The reason I think this is pretty much the exact opposite of what kids should do in detentions is because of my initial argument: that detentions should deter. If you give a kid something useful to do, where he feels valued, empowered, and engaged, then isn't that a reward rather than a punishment? While I applaud Mr Booker's ingenuity (and I really do; I admire any professional who reflects upon education in a meaningful way) I can't emphasise enough how wrong this all is. The point is that you want kids to not want to come to detentions. Their purpose, in a way, is to annihilate the reason for their own existence. They're the kamikaze pilots of education.

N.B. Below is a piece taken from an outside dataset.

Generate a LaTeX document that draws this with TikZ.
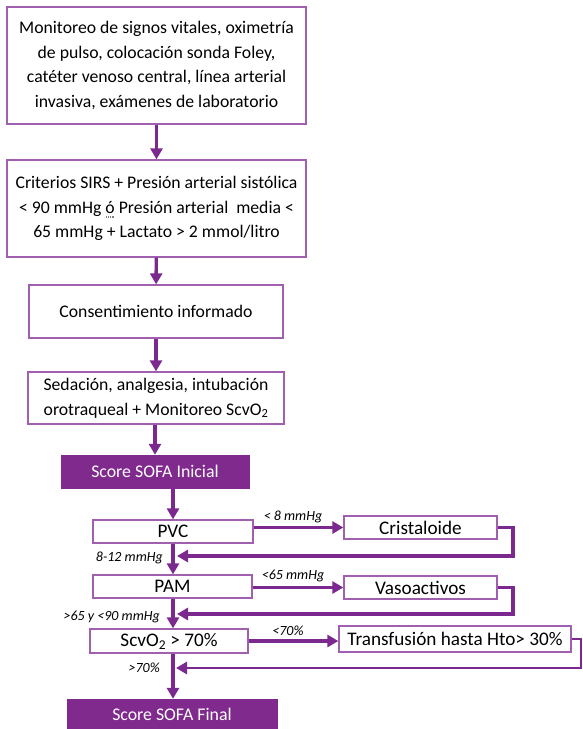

The second reason I don't agree is that new teachers (especially) are paralysed with enough guilt already: are my lessons engaging enough? Have I differentiated for everyone, including the ones that aren't there? Have I nurtured their human rights? Have we played Ker-Plunk! enough? Did I recognise their voice? They don't need another reason to feel like failures: are my detentions engaging enough? Give me strength- at least enough to brain myself with a frying pan so that I can wake up and hope it was all a dream. At the end of the day, when the kids who have told you how rubbish your lesson was, or who bleated and wailed at the injustice of having to work, return to your cave, the last thing you need to lose a bead of sweat over is devising an ironic, cryptic and delicious punishment...that isn't actually a punishment.

'At last! I was freezing!'
Punishing children is unpleasant. It needs to be entered into with the cool neutral attitude of a technician, not the ardour of a pervert. We don't do it because it makes us feel good. We don't do it because it makes them feel good. We do it because it's a tool to improve behaviour. We do it because we want the kids to realise that behaving like a prat will only damage their own long term interests, and that of others.

There's nothing evil about it. We're on the side of the angels. And tough love is still love.

Comments

  1. Just come upon this after consuming your missive on the 'whole class' variety. My problem with detentions is that they're more of a nuisance for me than they are for the little blighters what get given them. Also, whilst they very effective at getting basically nice kids to tow the line, they're pretty hopeless at dealing with hardcore miscreants. Unless there's some sort of parental support they won't come. And if there is said support then I'd much rather use the trusty phone call home.

    As you point out with detentions, this only really works as a deterrent if the know you really are going to do it.